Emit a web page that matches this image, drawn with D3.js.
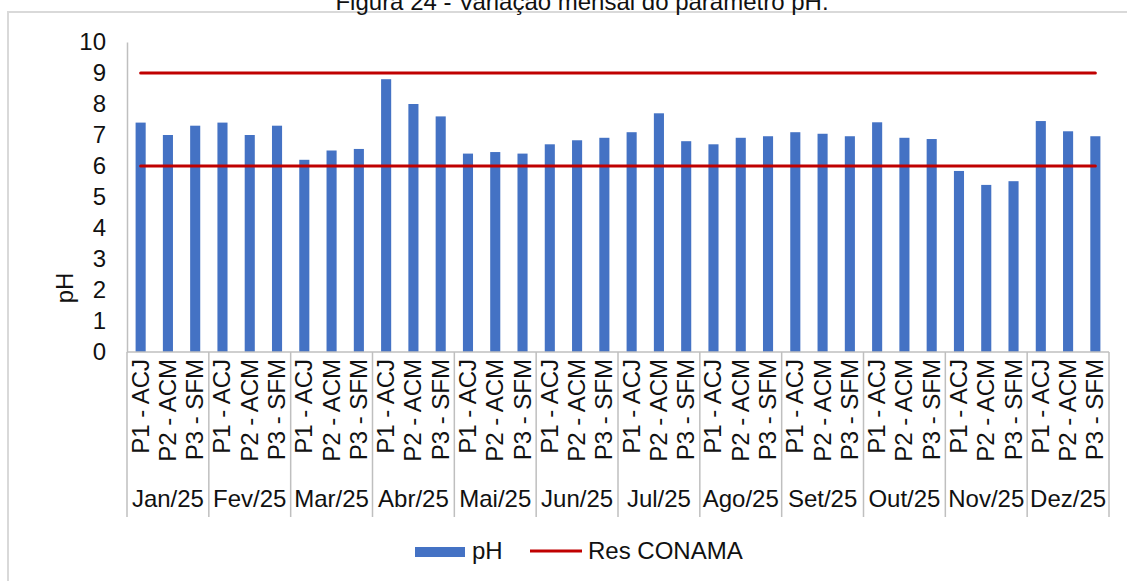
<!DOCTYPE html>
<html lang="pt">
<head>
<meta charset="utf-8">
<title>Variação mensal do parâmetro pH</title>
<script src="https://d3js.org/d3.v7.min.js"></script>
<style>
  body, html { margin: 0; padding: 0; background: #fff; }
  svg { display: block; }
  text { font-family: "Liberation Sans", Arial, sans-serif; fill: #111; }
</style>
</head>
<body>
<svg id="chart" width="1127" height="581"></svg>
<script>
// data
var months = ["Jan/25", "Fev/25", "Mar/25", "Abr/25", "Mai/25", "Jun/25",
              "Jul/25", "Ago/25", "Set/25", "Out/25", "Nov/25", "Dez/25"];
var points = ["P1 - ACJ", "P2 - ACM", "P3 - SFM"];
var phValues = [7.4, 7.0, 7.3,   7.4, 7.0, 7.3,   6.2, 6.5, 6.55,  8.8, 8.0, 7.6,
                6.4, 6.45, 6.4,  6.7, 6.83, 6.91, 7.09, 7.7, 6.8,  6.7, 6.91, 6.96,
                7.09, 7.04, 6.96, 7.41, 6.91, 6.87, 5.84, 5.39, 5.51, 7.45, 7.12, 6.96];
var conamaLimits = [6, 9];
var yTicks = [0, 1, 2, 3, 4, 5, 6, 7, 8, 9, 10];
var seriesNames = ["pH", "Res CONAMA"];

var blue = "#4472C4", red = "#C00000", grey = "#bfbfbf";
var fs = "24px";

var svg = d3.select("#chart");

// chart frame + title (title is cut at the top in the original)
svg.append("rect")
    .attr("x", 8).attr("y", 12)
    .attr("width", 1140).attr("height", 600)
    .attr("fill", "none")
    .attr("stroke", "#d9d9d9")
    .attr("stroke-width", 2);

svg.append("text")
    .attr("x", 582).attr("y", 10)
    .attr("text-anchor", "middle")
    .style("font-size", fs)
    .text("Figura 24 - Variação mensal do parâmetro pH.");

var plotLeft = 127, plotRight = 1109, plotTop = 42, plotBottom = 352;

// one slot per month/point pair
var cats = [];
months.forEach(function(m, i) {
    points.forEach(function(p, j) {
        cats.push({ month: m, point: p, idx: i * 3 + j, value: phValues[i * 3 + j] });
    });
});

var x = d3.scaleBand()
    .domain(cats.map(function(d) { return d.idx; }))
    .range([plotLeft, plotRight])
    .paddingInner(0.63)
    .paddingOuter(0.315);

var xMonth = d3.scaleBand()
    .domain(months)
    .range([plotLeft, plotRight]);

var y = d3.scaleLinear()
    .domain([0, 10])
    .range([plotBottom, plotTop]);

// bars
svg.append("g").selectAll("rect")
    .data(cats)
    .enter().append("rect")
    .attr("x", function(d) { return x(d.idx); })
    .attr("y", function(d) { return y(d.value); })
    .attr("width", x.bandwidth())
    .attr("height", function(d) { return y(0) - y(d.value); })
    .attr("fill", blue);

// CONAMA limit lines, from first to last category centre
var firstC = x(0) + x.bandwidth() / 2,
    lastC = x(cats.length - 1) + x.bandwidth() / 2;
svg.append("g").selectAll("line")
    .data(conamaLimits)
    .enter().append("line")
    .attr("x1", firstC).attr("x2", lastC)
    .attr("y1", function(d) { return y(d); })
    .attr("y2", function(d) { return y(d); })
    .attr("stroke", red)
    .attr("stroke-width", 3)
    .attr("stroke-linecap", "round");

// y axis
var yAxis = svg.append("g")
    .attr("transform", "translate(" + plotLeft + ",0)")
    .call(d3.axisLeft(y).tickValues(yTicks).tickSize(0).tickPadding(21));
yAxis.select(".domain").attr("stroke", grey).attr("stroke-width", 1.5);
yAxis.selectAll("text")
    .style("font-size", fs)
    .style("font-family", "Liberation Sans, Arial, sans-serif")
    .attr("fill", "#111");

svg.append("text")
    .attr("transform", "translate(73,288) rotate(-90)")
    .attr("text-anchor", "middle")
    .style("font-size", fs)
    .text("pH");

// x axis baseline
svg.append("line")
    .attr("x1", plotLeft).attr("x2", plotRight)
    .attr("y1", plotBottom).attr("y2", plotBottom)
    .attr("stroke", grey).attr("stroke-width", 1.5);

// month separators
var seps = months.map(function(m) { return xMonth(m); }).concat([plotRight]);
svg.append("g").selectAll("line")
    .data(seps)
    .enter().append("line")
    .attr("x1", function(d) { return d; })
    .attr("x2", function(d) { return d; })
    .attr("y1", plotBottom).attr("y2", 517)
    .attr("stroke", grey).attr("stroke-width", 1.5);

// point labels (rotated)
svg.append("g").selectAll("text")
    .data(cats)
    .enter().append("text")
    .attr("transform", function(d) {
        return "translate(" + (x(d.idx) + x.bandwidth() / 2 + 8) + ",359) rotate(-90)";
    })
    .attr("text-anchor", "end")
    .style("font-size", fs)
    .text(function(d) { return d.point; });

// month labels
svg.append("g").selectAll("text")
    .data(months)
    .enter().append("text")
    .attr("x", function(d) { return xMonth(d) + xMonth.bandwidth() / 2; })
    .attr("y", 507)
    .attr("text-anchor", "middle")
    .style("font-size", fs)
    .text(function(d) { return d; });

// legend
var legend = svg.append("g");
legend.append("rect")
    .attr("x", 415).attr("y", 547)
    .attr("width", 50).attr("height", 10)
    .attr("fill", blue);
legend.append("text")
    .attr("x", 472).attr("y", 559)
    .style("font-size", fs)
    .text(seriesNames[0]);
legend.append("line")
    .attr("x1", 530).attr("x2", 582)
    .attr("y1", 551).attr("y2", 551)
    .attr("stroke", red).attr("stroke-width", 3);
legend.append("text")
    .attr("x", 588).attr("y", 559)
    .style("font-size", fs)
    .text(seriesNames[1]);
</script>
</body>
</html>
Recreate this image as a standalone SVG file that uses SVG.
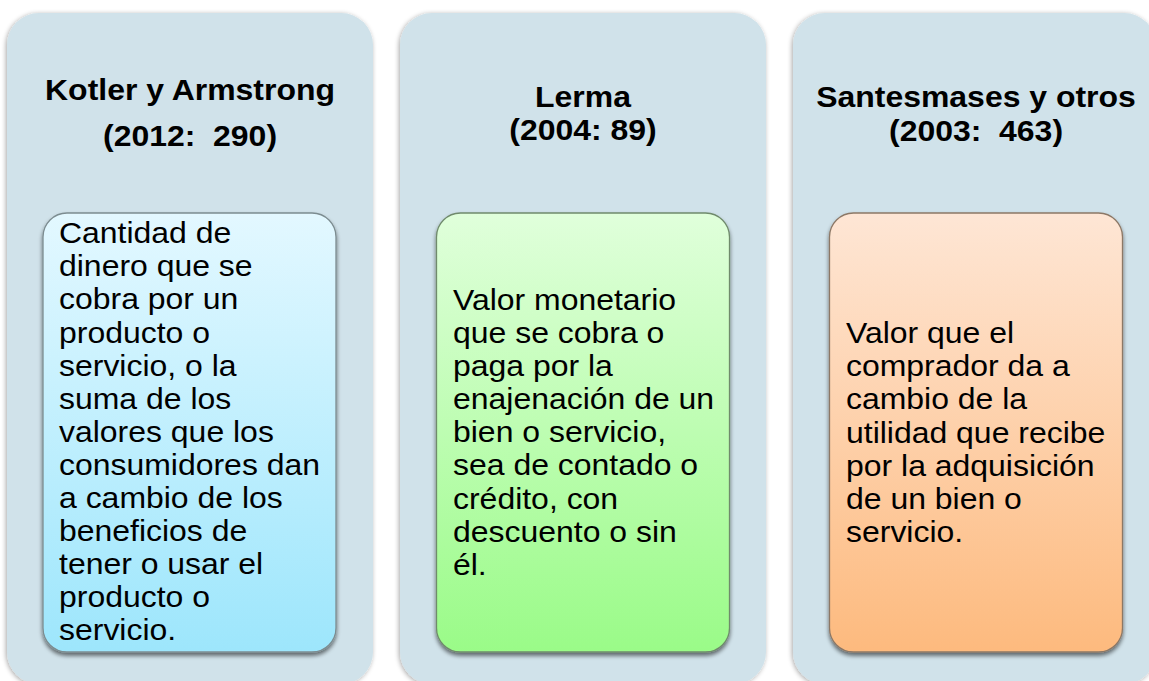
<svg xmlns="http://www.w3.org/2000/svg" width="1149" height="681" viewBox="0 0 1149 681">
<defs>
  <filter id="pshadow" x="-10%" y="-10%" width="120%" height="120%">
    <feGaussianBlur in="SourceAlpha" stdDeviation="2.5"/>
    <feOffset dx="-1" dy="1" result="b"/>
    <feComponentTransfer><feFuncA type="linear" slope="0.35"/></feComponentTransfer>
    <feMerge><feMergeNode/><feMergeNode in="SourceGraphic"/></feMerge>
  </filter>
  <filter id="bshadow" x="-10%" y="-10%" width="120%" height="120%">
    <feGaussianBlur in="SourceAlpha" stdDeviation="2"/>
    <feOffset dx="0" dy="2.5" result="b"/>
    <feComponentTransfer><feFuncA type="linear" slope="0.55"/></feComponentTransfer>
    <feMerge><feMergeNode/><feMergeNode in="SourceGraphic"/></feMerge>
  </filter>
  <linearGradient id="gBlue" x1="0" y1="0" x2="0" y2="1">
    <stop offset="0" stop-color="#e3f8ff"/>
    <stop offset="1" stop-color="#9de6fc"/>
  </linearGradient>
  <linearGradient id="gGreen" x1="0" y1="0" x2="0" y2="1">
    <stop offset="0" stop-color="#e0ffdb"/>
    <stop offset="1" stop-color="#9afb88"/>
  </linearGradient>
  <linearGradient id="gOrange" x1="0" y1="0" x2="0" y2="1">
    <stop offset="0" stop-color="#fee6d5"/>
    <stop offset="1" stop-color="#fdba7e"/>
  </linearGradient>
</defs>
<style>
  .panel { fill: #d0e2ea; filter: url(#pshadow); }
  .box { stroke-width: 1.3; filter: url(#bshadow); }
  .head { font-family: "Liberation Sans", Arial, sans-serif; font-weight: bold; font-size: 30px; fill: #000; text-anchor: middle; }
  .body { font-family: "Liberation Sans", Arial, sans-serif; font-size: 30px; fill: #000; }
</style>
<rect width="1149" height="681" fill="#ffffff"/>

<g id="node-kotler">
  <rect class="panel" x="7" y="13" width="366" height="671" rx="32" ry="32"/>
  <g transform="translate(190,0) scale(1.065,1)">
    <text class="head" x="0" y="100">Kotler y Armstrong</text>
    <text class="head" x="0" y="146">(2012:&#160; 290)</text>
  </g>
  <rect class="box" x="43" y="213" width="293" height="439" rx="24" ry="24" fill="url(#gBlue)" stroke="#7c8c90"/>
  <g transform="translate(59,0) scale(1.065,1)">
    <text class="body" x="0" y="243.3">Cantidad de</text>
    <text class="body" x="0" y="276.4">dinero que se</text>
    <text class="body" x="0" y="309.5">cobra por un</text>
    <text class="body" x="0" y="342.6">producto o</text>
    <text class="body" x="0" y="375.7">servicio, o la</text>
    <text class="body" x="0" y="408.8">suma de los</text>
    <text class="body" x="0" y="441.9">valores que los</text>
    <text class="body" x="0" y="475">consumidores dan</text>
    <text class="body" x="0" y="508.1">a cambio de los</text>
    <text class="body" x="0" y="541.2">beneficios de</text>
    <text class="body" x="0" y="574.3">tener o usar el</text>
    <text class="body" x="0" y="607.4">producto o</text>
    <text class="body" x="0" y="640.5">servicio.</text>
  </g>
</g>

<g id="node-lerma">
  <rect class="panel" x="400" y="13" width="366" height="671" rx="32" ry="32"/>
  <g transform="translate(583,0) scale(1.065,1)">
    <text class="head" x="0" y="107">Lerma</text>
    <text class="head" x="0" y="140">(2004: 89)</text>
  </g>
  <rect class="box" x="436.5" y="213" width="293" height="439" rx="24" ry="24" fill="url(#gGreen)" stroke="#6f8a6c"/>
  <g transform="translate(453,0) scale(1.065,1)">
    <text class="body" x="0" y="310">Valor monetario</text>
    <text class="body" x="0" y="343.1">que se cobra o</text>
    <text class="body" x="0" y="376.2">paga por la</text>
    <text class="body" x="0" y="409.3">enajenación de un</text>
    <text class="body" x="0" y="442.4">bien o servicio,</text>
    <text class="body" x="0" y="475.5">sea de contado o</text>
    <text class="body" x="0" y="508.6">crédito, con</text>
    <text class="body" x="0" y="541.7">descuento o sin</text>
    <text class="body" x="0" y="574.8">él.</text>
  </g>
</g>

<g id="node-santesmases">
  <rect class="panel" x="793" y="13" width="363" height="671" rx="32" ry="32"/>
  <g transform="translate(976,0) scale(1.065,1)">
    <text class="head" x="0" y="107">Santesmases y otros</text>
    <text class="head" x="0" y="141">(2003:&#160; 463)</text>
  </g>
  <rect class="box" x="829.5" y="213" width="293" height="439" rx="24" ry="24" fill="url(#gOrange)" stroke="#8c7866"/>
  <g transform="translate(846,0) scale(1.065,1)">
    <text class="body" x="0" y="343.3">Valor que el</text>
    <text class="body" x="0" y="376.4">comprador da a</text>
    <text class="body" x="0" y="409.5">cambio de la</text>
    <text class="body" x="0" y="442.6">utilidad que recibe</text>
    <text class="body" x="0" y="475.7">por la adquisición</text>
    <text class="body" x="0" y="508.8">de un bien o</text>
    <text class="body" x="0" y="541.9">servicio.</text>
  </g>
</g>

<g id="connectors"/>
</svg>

^^^^^^^^

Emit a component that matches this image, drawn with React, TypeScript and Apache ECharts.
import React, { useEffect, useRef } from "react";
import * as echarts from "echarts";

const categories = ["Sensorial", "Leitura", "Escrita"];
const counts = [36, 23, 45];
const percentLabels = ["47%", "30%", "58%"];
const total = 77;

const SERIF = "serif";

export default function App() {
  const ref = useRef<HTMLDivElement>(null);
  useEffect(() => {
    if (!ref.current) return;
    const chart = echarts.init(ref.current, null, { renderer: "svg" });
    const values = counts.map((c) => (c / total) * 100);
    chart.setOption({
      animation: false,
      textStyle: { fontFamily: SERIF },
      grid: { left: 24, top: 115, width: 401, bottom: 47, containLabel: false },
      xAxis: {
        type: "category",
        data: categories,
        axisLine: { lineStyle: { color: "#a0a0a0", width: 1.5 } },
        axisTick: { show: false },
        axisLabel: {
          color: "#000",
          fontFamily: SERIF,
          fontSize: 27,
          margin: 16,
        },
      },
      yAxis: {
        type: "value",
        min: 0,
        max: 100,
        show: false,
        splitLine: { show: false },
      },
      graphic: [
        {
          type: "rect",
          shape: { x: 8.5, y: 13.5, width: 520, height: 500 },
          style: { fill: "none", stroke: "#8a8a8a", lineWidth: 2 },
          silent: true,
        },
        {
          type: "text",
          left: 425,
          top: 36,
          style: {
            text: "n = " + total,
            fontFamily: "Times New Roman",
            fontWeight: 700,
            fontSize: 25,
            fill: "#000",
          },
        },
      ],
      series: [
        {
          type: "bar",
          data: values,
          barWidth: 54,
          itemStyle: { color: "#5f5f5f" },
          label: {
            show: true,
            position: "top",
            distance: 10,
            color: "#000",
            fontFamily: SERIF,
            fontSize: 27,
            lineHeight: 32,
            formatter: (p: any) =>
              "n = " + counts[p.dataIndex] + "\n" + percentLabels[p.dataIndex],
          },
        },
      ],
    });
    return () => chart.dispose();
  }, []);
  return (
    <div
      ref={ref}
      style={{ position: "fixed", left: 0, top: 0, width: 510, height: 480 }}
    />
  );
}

^^^^^^^^

**Exercise instructions:**
Filter out every line that lacks the word "image", and copy the rest.

**Correct output:**
Emit a web page that matches this image, drawn with D3.js.
Recreate this image as a standalone SVG file that uses SVG.
Emit a component that matches this image, drawn with React, TypeScript and Apache ECharts.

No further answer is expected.